Distractions

How social media and the web have screwed with my brain, my time and my writing habits.

Between 2010 and 2011 I wrote a short novel called Day One. I did that while also running a small tech company, building an addition to our garage, traveling, writing other short stories, the list goes on. Before that I wrote a couple books I have not published. One of them, a 130,000-word monster, I wrote while not only running a company but also running it through the economic crash of 2008, a lawsuit and an office move. I look back now and think how the hell did I get all that done? How did I have the time? And why is it so hard now to find the time to knock out a few hundred words per day?

When looking at my phone’s screen time reports, the source of my time and creative-killing distraction is solely pointed at one target: social media. I know it’s an old story. I watched The Social Dilemma documentary in 2020. Hell, until June of this year I was a tech guy building apps for the web. I’m fully aware of how our lives and brains are being altered by social media and the web. It was one thing for me to understand that fact. It is another for me to witness and feel the direct result - to do an actual compare and contrast over the last decade.

Granted, there were plenty of distractions back in 20-aughts, too. I was hooked on Mad Men, Boardwalk Empire, Breaking Bad. I closely followed the news (Bin Laden strike, Japan tsunami). But it was like reading the paper (remember those days?). Meaning, it was an event. You set that time aside for that purpose. Now, I apparently HAVE to know in real-time what is happening in Ukraine, or Fort Myers, or the Jan 6 Committee. Call it doom-scrolling, FOMO, the dopamine rush, whatever you like, but it’s seriously screwing with my brain, eating my time and messing with my writing habits.

A while back I deleted most of my social media, keeping only YouTube. But then a couple things happened. First, I began writing this new book in earnest beginning last winter and second, Russia invaded Ukraine. Those two things nudged me back into social media. Reddit, then Twitter, then Facebook. And just like that, my time began slipping away again. Nibbles at first. Then choke-inducing gulps. 
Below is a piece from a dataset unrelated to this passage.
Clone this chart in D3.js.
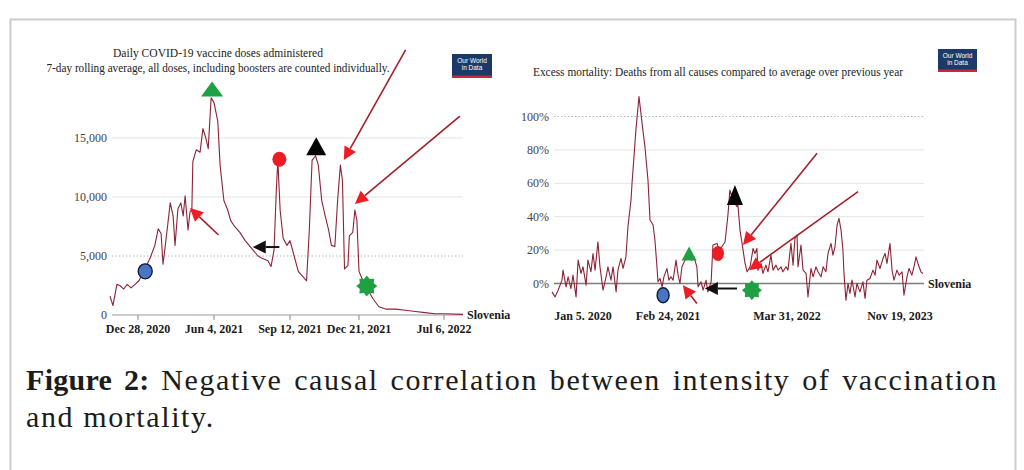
<!DOCTYPE html>
<html>
<head>
<meta charset="utf-8">
<script src="https://cdn.jsdelivr.net/npm/d3@7"></script>
<style>
  body { margin: 0; background: #fff; }
  svg { display: block; font-family: "Liberation Serif", "Times New Roman", serif; }
</style>
</head>
<body>
<svg id="fig" width="1024" height="470"></svg>
<script>
// ---- data: left panel (daily vaccine doses, day 0 = Dec 28, 2020) ----
const doseTicks = [0, 158, 258, 358, 555];
const doseTickLabels = ['Dec 28, 2020', 'Jun 4, 2021', 'Sep 12, 2021', 'Dec 21, 2021', 'Jul 6, 2022'];
const doseYTicks = [0, 5000, 10000, 15000];
const dosesSeries = [
  [-57, 1600], [-51, 800], [-43, 2600], [-37, 2500], [-29, 2200], [-22, 2600], [-14, 2300], [-6, 2600],
  [2, 2900], [12, 3700], [25, 4800], [35, 5900], [42, 7300], [48, 6900], [52, 4300], [58, 6300],
  [67, 9500], [73, 8400], [77, 5900], [83, 9000], [89, 9500], [94, 8400], [98, 10100], [104, 7200],
  [108, 8700], [112, 9000], [114, 13000], [121, 14000], [129, 13800], [135, 15800], [141, 15000],
  [146, 14100], [152, 18400], [158, 18000], [163, 16400], [166, 12700], [171, 9700], [176, 8900],
  [180, 8000], [184, 7600], [192, 7000], [199, 6300], [208, 5600], [216, 5000], [221, 4800],
  [229, 4600], [233, 4100], [237, 5500], [240, 10600], [242, 13100], [245, 8900], [249, 6500],
  [254, 5900], [258, 6300], [264, 5000], [270, 3700], [276, 3300], [282, 2900], [286, 7200],
  [290, 13100], [295, 13500], [299, 12700], [304, 9700], [309, 8400], [314, 7200], [318, 5900],
  [323, 5800], [327, 9700], [331, 12700], [334, 11400], [337, 3900], [342, 4200], [344, 6700],
  [349, 7000], [352, 8900], [355, 8000], [358, 3700], [367, 2900], [376, 2300], [390, 1400],
  [404, 700], [420, 500], [443, 500], [466, 400], [489, 300], [511, 200], [534, 100], [555, 100], [598, 50]
];
const doseMarkers = [
  { kind: 'blueDot', day: 15, value: 3700 },
  { kind: 'greenUp', day: 154, value: 19150 },
  { kind: 'redDot', day: 244, value: 13200 },
  { kind: 'blackUp', day: 296, value: 14300 },
  { kind: 'greenStar', day: 376, value: 2450 }
];
const doseArrows = [
  { kind: 'red', from: [164, 6780], to: [108, 9070] },
  { kind: 'black', from: [244, 5760], to: [209, 5760] },
  { kind: 'red', from: [466, 22460], to: [336, 13130] },
  { kind: 'red', from: [591, 16860], to: [352, 9410] }
];

// ---- data: right panel (excess mortality %, day 0 = Jan 5, 2020) ----
const excessTicks = [0, 416, 816, 1414];
const excessTickLabels = ['Jan 5. 2020', 'Feb 24, 2021', 'Mar 31, 2022', 'Nov 19, 2023'];
const excessYTicks = [0, 20, 40, 60, 80, 100];
const excessSeries = [
  [-152, -5], [-137, -8], [-122, -4], [-103, 2], [-98, 8], [-83, -2], [-73, 4], [-59, -3], [-49, 5],
  [-34, -8], [-24, 14], [-10, 6], [0, 10], [15, -1], [24, 14], [39, 7], [49, 18], [59, 8], [73, 25],
  [83, 10], [98, -4], [113, 4], [122, 10], [137, 2], [147, 10], [162, -5], [171, 8], [186, 15],
  [196, 9], [210, 16], [220, 34], [235, 50], [240, 60], [259, 92], [274, 112], [289, 96], [303, 82],
  [318, 62], [328, 38], [343, 35], [352, 26], [362, 10], [367, 1], [377, 3], [387, -2], [396, 4],
  [411, 9], [419, 2], [426, 4], [433, 2], [443, 14], [450, 5], [456, 0], [463, 10], [473, 14],
  [483, 15], [497, 14], [503, 16], [513, 10], [517, -2], [527, 1], [534, -4], [544, 2], [550, -5],
  [561, 1], [567, 23], [581, 24], [587, 20], [597, 22], [608, 25], [618, 42], [624, 56], [634, 50],
  [648, 46], [651, 47], [658, 32], [665, 24], [675, 12], [682, 7], [692, 10], [702, 21], [708, 18],
  [715, 21], [718, 8], [729, 12], [735, 6], [745, 11], [752, 7], [762, 17], [769, 8], [779, 11],
  [786, 8], [796, 10], [802, 7], [813, 10], [821, 8], [837, 24], [848, 11], [858, 27], [869, 29],
  [874, 10], [890, 23], [901, 8], [917, 6], [927, -8], [943, 9], [954, 4], [969, 10], [980, 7],
  [996, 4], [1007, 10], [1022, 7], [1033, 18], [1049, 24], [1059, 17], [1070, 22], [1081, 35],
  [1091, 39], [1102, 32], [1112, 20], [1118, 5], [1128, -10], [1139, 0], [1149, -6], [1160, 2],
  [1176, -8], [1186, 0], [1202, -5], [1218, 1], [1229, -9], [1239, 2], [1255, 3], [1271, 8],
  [1282, 5], [1292, 14], [1308, 9], [1324, 15], [1335, 18], [1345, 12], [1361, 24], [1372, 8],
  [1382, 2], [1398, 8], [1409, 5], [1425, 7], [1435, -7], [1451, 4], [1462, 9], [1477, 5],
  [1488, 10], [1499, 16], [1509, 12], [1525, 7], [1536, 6]
];
const excessMarkers = [
  { kind: 'blueDot', day: 392, value: -7 },
  { kind: 'greenUp', day: 487, value: 18 },
  { kind: 'redDot', day: 584, value: 18 },
  { kind: 'blackUp', day: 641, value: 53 },
  { kind: 'greenStar', day: 698, value: -4 }
];
const excessArrows = [
  { kind: 'red', from: [513, -12], to: [466, -1] },
  { kind: 'black', from: [648, -3], to: [540, -3] },
  { kind: 'red', from: [975, 78], to: [668, 23] },
  { kind: 'red', from: [1192, 55], to: [688, 8] }
];

const captionLine1 = ['Figure', '2:', 'Negative', 'causal', 'correlation', 'between', 'intensity', 'of', 'vaccination'];
const captionLine2 = 'and mortality.';

// ---- drawing ----
const svg = d3.select('#fig');
const LINE = '#8b2336';

svg.append('rect').attr('width', 1024).attr('height', 470).attr('fill', '#fff');
svg.append('rect')
    .attr('x', 10.5).attr('y', 19.5).attr('width', 1005).attr('height', 480)
    .attr('fill', 'none').attr('stroke', '#cdcdcd').attr('stroke-width', 2);

function star(r1, r2, n) {
  const pts = d3.range(n * 2).map(i => [i * Math.PI / n, i % 2 ? r2 : r1]);
  return d3.lineRadial().curve(d3.curveLinearClosed)(pts);
}

function tri(w, h) {
  return `M0,${-h / 2}L${w / 2},${h / 2}L${-w / 2},${h / 2}Z`;
}

function drawMarker(g, kind, x, y, s) {
  const m = g.append('g').attr('transform', `translate(${x},${y})`);
  if (kind === 'blueDot') {
    m.append('ellipse').attr('rx', s.dotRx).attr('ry', s.dotRy)
        .attr('fill', '#4a74c4').attr('stroke', '#111a33').attr('stroke-width', 1.4);
  } else if (kind === 'redDot') {
    m.append('ellipse').attr('rx', s.dotRx).attr('ry', s.dotRy).attr('fill', '#ec1c24');
  } else if (kind === 'greenUp') {
    m.append('path').attr('d', tri(s.gw, s.gh)).attr('fill', '#1fa043');
  } else if (kind === 'blackUp') {
    m.append('path').attr('d', tri(s.bw, s.bh)).attr('fill', '#050505');
  } else if (kind === 'greenStar') {
    m.append('path').attr('d', star(s.star, s.star * 0.72, 8)).attr('fill', '#1fa043');
  }
}

function drawArrow(g, kind, x1, y1, x2, y2) {
  const shaft = kind === 'red' ? '#a3202c' : '#111';
  const head = kind === 'red' ? '#ee1c24' : '#111';
  const len = 13, half = 6.5;
  const a = Math.atan2(y2 - y1, x2 - x1);
  const bx = x2 - len * Math.cos(a), by = y2 - len * Math.sin(a);
  g.append('line')
      .attr('x1', x1).attr('y1', y1).attr('x2', bx).attr('y2', by)
      .attr('stroke', shaft).attr('stroke-width', kind === 'red' ? 1.6 : 2);
  const px = half * Math.sin(a), py = -half * Math.cos(a);
  g.append('path')
      .attr('d', `M${x2},${y2}L${bx + px},${by + py}L${bx - px},${by - py}Z`)
      .attr('fill', head);
}

function owidLogo(x, y, w, h) {
  const g = svg.append('g').attr('transform', `translate(${x},${y})`);
  g.append('rect').attr('width', w).attr('height', h).attr('fill', '#1b3a69');
  g.append('rect').attr('y', h - 2.5).attr('width', w).attr('height', 2.5).attr('fill', '#c8283a');
  g.append('text').attr('x', w / 2).attr('y', h * 0.38).attr('text-anchor', 'middle')
      .attr('fill', '#fff').style('font', '6.5px "Liberation Sans", Arial, sans-serif').text('Our World');
  g.append('text').attr('x', w / 2).attr('y', h * 0.68).attr('text-anchor', 'middle')
      .attr('fill', '#fff').style('font', '6.5px "Liberation Sans", Arial, sans-serif').text('in Data');
}

function panel(cfg) {
  const g = svg.append('g');
  const { x, y } = cfg;
  const x0 = x.range()[0];

  // grid
  cfg.yTicks.forEach(t => {
    if (t === 0) return;
    g.append('line')
        .attr('x1', x0 + 2).attr('x2', cfg.gridEnd).attr('y1', y(t)).attr('y2', y(t))
        .attr('stroke', cfg.dotted.includes(t) ? '#b5b5b5' : '#e3e3e3')
        .attr('stroke-dasharray', cfg.dotted.includes(t) ? '1.5,2' : null);
  });
  g.append('line')
      .attr('x1', x0 + 2).attr('x2', cfg.gridEnd).attr('y1', y(0)).attr('y2', y(0))
      .attr('stroke', cfg.zeroColor).attr('stroke-width', cfg.zeroWidth);

  // y labels
  g.selectAll('.yl').data(cfg.yTicks).join('text')
      .attr('x', x0 - 3).attr('y', d => y(d) + 4)
      .attr('text-anchor', 'end').attr('fill', '#444').style('font-size', '12px')
      .text(cfg.yFormat);

  // x ticks + labels
  if (cfg.tickMarks) {
    g.selectAll('.xt').data(cfg.xTicks).join('line')
        .attr('x1', d => x(d)).attr('x2', d => x(d))
        .attr('y1', y(0)).attr('y2', y(0) + 5).attr('stroke', '#888');
  }
  g.selectAll('.xl').data(cfg.xTicks).join('text')
      .attr('x', d => x(d)).attr('y', cfg.xLabelY)
      .attr('text-anchor', 'middle').attr('fill', '#1a1a1a')
      .style('font-size', '12px').style('font-weight', 'bold')
      .text((d, i) => cfg.xLabels[i]);

  // series
  g.append('path').datum(cfg.series)
      .attr('fill', 'none').attr('stroke', LINE).attr('stroke-width', 1.1)
      .attr('stroke-linejoin', 'round')
      .attr('d', d3.line().x(d => x(d[0])).y(d => y(d[1])));

  g.append('text')
      .attr('x', cfg.gridEnd + 4).attr('y', y(0) + 4)
      .attr('fill', '#1a1a1a').style('font-size', '12px').style('font-weight', 'bold')
      .text('Slovenia');

  // titles
  cfg.titles.forEach(t => {
    g.append('text').attr('x', t.cx).attr('y', t.y).attr('text-anchor', 'middle')
        .attr('fill', '#222').style('font-size', t.size + 'px')
        .attr('textLength', t.w).attr('lengthAdjust', 'spacingAndGlyphs')
        .text(t.text);
  });

  cfg.arrows.forEach(a => drawArrow(g, a.kind, x(a.from[0]), y(a.from[1]), x(a.to[0]), y(a.to[1])));
  cfg.markers.forEach(m => drawMarker(g, m.kind, x(m.day), y(m.value), cfg.sizes));
}

// left: day axis is piecewise (the source image is not linear in time)
const xDose = d3.scaleLinear()
    .domain([-57, 0, 158, 258, 358, 555, 598])
    .range([110, 138, 214, 290, 359, 444, 463]);
const yDose = d3.scaleLinear().domain([0, 15000]).range([315, 138]);

panel({
  x: xDose, y: yDose, gridEnd: 463,
  yTicks: doseYTicks, dotted: [5000], yFormat: d3.format(','),
  zeroColor: '#9a9a9a', zeroWidth: 1.2,
  xTicks: doseTicks, xLabels: doseTickLabels, xLabelY: 333, tickMarks: true,
  series: dosesSeries, markers: doseMarkers, arrows: doseArrows,
  titles: [
    { text: 'Daily COVID-19 vaccine doses administered', cx: 218, y: 57, w: 210, size: 12 },
    { text: '7-day rolling average, all doses, including boosters are counted individually.', cx: 218, y: 72, w: 343, size: 12 }
  ],
  sizes: { dotRx: 7, dotRy: 7.5, gw: 22, gh: 15, bw: 20, bh: 18, star: 10.5 }
});
owidLogo(452, 54, 40, 24);

const xEx = d3.scaleLinear()
    .domain([-152, 0, 416, 816, 1414, 1536])
    .range([552, 583, 668, 787, 900, 923]);
const yEx = d3.scaleLinear().domain([0, 100]).range([283.5, 116.5]);

panel({
  x: xEx, y: yEx, gridEnd: 924,
  yTicks: excessYTicks, dotted: [100], yFormat: d => d + '%',
  zeroColor: '#7d7d7d', zeroWidth: 1.6,
  xTicks: excessTicks, xLabels: excessTickLabels, xLabelY: 320, tickMarks: false,
  series: excessSeries, markers: excessMarkers, arrows: excessArrows,
  titles: [
    { text: 'Excess mortality: Deaths from all causes compared to average over previous year', cx: 718, y: 76, w: 370, size: 12 }
  ],
  sizes: { dotRx: 6, dotRy: 7.5, gw: 15, gh: 14, bw: 16, bh: 20, star: 10 }
});
owidLogo(938, 49, 39, 23);

// caption, first line justified
const cap = svg.append('g').attr('fill', '#1c1c1c').style('font-size', '30px');
const words = captionLine1.map((w, i) => cap.append('text').attr('y', 390)
    .style('font-weight', i < 2 ? 'bold' : 'normal')
    .style('letter-spacing', i < 2 ? '0.3px' : '1.6px')
    .text(w));
const widths = words.map(t => t.node().getComputedTextLength());
const gap = (998 - 26 - d3.sum(widths)) / (words.length - 1);
let cx = 26;
words.forEach((t, i) => { t.attr('x', cx); cx += widths[i] + gap; });
cap.append('text').attr('x', 26).attr('y', 427).style('letter-spacing', '1.6px').text(captionLine2);
</script>
</body>
</html>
The result is I find myself lazily saying, “damn, I just don’t have the time to finish that chapter today.” But the reality is, I have allowed myself to re-prioritize my time to benefit tech companies and advertisers. 

Fuck that!

Yet friends tell me that I need to be on social media to lay the groundwork for my book. And in many ways I agree. I want to engage. But how do you strike that balance? 

I used to smoke. I quit about ten years ago. I cannot be a social smoker. I’m either all-in or all-out. Is that the same with my interaction with social media?

I have no answers. I’m working to put the phone aside. To make it an event. To take back my time. 

Recently I was at a furniture store looking for a bookcase for my elderly father. Within this warehouse-sized building we could find only two. The salesperson said to me, “we just don’t carry those, anymore. People have quit reading books.” 

Hearing that was like a punch to the gut.